Enigma en la Capilla Balthus
En un momento dado, madame Setsuko me pregunta si he visto ya la Capilla Balthus. He estado en la Capilla Balthus, en efecto. A unos 300 metros del Grand Chalet se encuentra, además de la tumba del pintor, un pequeño templo consagrado a su memoria. La Capilla Balthus se anuncia en un cartel a los coches que atraviesan Rossinière. Como las capillas religiosas, ésta de Balthus cuenta con bancos de madera para los fieles. Los asientos están dispuestos en diferentes filas de cara a un lienzo oscuro. Es una tela de gran tamaño que, con la baja luz del lugar, parece negra como la pez. Aquello me había recordado a la Capilla Rothko, de Texas (aunque nunca he estado allí). Le participo a mi anfitriona esta impresión:
—Ese lienzo no es negro. Es color brick— corrige ella, con cortesía, mi falta de rigor.

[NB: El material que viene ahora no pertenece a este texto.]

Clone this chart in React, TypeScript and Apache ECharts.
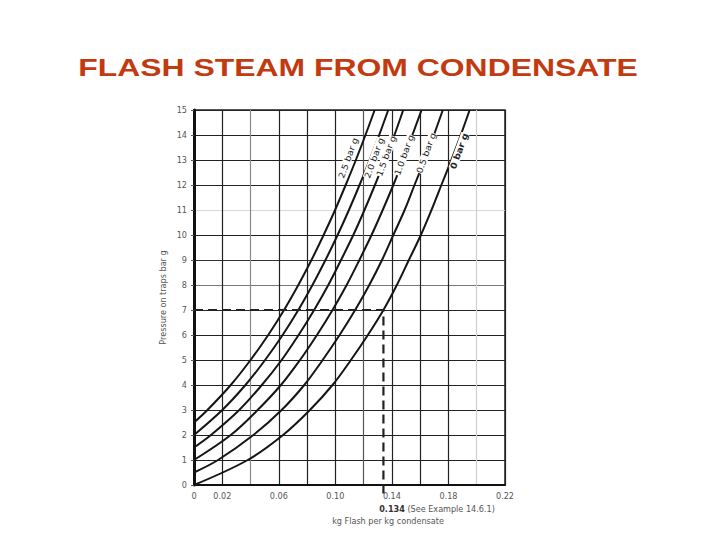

En la Capilla Balthus también hay filmes que se proyectan sobre la mencionada superficie rectangular marrón oscuro, o brick, aunque para mí negra. Uno de estos documentales sobre el pintor, dirigido por Wim Wenders, habla sobre el lienzo en cuestión. Al parecer, Balthus se llevó aquel gran cuadro vacío por sus diferentes hogares: en el castillo de Chassy, primero, en los 50; en Roma, después, en los 60 y 70; y, finalmente, en la bella Rossinière, del 77 en adelante.
En voz en off, el propio Wenders se pregunta por el motivo de esta obsesión de Balthus con el voluminoso cuadro oscuro. Wenders observa que en el lienzo hay marcas: se trata de líneas rectas que, según parece, corresponden con el Paseo del comercio de Saint-André. Estas parecen un esquema de marcas con miras a un trabajo que, aunque acariciado, a la postre, jamás se realizó. Así, Wenders especula sobre la posibilidad de que Balthus estuviera buscando el momento de repetir su obra maestra del 52-54, que hoy admiramos en la Beyeler.
—Parece que Balthus ha tenido la intención de rehacer aquel cuadro, sí— considera madame Setsuko, siguiendo la conclusión de su amigo el director de cine alemán.
Quizá alterado por el intenso efluvio vegetal de los céspedes que respiro, en la tibieza de la soleada tarde de agosto en torno a Rossinière, disfruto la idea de un Balthus que viaja, de palacio en palacio, con un inmenso cuadro oscuro. Esto es casi tan misterioso como aquel personaje de Poe que viajaba con una pesada caja oblonga donde guardaba un cadáver. ¿Qué de invisible y acaso imposible podía atisbar el pintor sobre aquella superficie homogénea? ¿Qué paisajes interiores, qué languideces delicadas imaginaba sobre ese vacío de noche sin luna ni galaxias ni lumbre astral: esa noche brick?
Recuerdo la enigmática sentencia de madame Setsuko:"Viene de muy lejos y del pasado remoto". Como una puerta oscura que da a una dimensión desconocida, yo encontré en el lienzo-enigma de la Capilla Balthus, entre verduras suizas, no tanto un esbozo, como dice Wenders, sino un portón abierto a lo remoto. Intacta, congelada quimera, como las colillas balthusianas del taller que la exquisita madame Setsuko conserva con un amor que desafía al tiempo y a la muerte.